[BEGIN]
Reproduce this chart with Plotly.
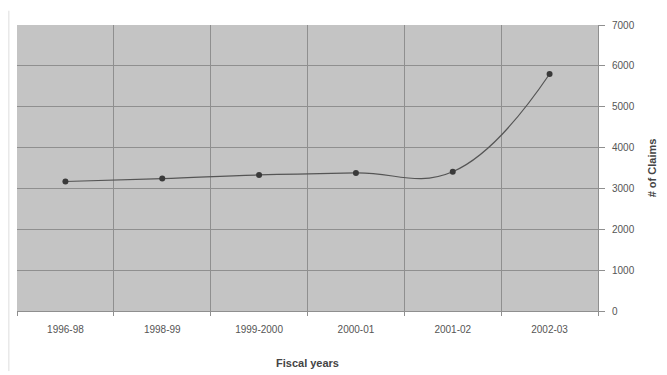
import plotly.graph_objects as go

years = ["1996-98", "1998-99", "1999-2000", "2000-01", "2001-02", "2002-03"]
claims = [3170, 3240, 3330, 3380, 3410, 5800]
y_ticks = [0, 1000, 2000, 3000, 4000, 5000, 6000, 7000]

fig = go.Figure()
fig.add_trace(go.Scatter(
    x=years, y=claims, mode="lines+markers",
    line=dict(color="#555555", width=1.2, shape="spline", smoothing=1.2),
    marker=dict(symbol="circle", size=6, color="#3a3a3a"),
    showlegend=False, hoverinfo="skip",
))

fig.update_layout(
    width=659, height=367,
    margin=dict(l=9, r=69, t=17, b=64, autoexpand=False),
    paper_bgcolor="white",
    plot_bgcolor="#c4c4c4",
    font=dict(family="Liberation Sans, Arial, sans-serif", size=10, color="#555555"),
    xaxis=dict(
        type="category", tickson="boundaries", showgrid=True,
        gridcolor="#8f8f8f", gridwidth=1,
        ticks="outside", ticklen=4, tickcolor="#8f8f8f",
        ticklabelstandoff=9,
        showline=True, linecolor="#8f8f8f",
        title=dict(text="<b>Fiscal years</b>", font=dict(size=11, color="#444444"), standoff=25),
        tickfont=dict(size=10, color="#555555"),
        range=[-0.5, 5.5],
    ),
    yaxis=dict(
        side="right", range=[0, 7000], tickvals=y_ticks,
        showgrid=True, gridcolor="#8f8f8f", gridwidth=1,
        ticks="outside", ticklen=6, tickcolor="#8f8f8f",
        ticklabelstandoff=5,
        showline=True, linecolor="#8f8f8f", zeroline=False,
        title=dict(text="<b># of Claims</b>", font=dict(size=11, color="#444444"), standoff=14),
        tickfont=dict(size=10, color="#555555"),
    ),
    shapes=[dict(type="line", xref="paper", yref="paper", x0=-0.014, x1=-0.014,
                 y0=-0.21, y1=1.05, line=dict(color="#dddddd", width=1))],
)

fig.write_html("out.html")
[END]
TASK OBJECTIVE:
In the data above, please extract the lines from the first one through the line with "y_ticks = [0, 1000, 2000, 3000, 4000, 5000, 6000, 7000]", exactly, and keep pictures out.

SOLUTION TO THIS EXERCISE:
Reproduce this chart with Plotly.
import plotly.graph_objects as go

years = ["1996-98", "1998-99", "1999-2000", "2000-01", "2001-02", "2002-03"]
claims = [3170, 3240, 3330, 3380, 3410, 5800]
y_ticks = [0, 1000, 2000, 3000, 4000, 5000, 6000, 7000]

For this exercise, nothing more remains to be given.